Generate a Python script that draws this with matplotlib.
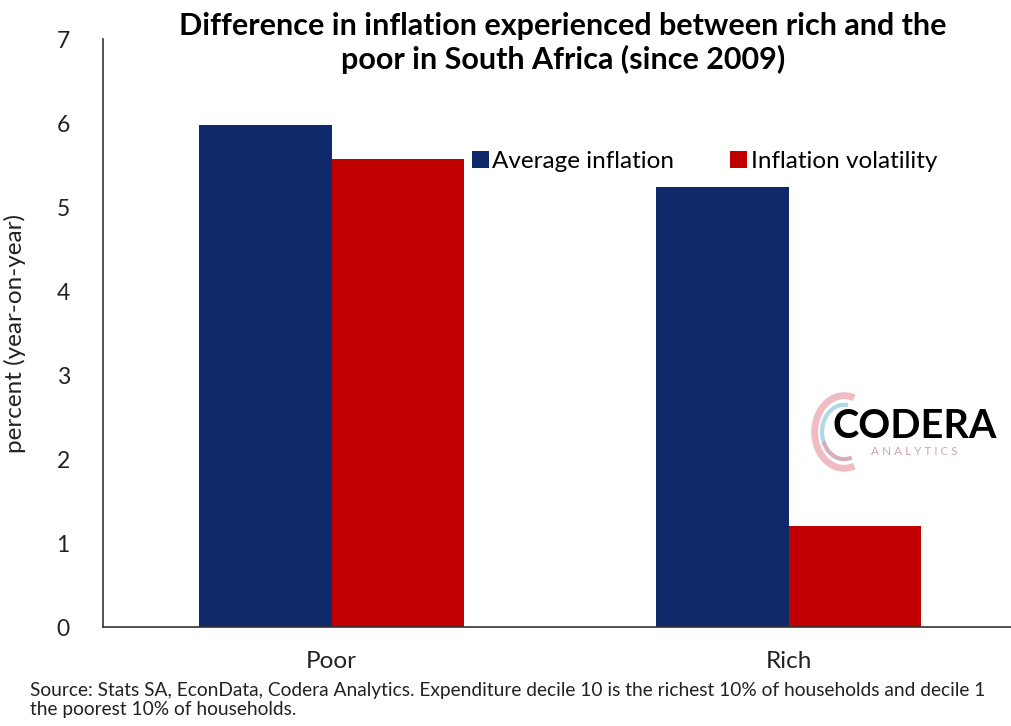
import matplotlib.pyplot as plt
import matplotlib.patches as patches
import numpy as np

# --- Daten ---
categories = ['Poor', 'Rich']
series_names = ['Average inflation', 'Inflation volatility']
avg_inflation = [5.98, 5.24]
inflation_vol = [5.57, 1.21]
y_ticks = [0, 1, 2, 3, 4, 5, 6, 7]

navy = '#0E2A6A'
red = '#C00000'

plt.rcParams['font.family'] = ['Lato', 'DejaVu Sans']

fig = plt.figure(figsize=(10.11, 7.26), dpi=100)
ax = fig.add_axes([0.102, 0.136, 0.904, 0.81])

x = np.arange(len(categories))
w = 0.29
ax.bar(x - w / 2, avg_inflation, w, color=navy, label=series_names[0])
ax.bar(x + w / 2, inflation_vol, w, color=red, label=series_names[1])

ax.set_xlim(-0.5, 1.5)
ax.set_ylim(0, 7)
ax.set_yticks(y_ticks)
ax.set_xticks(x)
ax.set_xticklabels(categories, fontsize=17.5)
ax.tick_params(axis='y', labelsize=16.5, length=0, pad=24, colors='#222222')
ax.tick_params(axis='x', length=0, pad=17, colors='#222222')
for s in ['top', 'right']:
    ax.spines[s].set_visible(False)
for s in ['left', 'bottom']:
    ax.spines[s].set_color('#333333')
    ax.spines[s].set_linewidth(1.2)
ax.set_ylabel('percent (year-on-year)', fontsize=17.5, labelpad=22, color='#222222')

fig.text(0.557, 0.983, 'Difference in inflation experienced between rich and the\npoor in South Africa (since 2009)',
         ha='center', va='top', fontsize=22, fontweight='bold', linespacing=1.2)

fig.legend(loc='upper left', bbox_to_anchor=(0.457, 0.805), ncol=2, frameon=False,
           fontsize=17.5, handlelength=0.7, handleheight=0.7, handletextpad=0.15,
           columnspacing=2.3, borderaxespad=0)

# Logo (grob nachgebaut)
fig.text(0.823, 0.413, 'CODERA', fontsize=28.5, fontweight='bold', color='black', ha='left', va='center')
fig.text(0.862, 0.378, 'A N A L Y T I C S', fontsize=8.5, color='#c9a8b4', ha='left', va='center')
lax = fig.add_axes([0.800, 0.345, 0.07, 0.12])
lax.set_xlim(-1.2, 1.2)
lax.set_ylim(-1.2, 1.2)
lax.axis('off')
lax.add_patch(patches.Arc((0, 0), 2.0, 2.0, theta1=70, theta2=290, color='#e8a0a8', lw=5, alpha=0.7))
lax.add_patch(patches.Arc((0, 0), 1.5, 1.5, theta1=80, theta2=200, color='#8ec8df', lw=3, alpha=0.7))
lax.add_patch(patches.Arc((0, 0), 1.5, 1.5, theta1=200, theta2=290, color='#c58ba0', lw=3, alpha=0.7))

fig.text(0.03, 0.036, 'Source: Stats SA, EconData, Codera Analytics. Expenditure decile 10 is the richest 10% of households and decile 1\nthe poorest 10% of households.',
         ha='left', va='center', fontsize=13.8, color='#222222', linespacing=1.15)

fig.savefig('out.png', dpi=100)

◇ ◇ ◇

__Given exercise__
Write out each line of the listing above, exactly, from its first line to the line holding "red = '#C00000'", inclusive. Skip the pictures.

__Reply to the task__
Generate a Python script that draws this with matplotlib.
import matplotlib.pyplot as plt
import matplotlib.patches as patches
import numpy as np

# --- Daten ---
categories = ['Poor', 'Rich']
series_names = ['Average inflation', 'Inflation volatility']
avg_inflation = [5.98, 5.24]
inflation_vol = [5.57, 1.21]
y_ticks = [0, 1, 2, 3, 4, 5, 6, 7]

navy = '#0E2A6A'
red = '#C00000'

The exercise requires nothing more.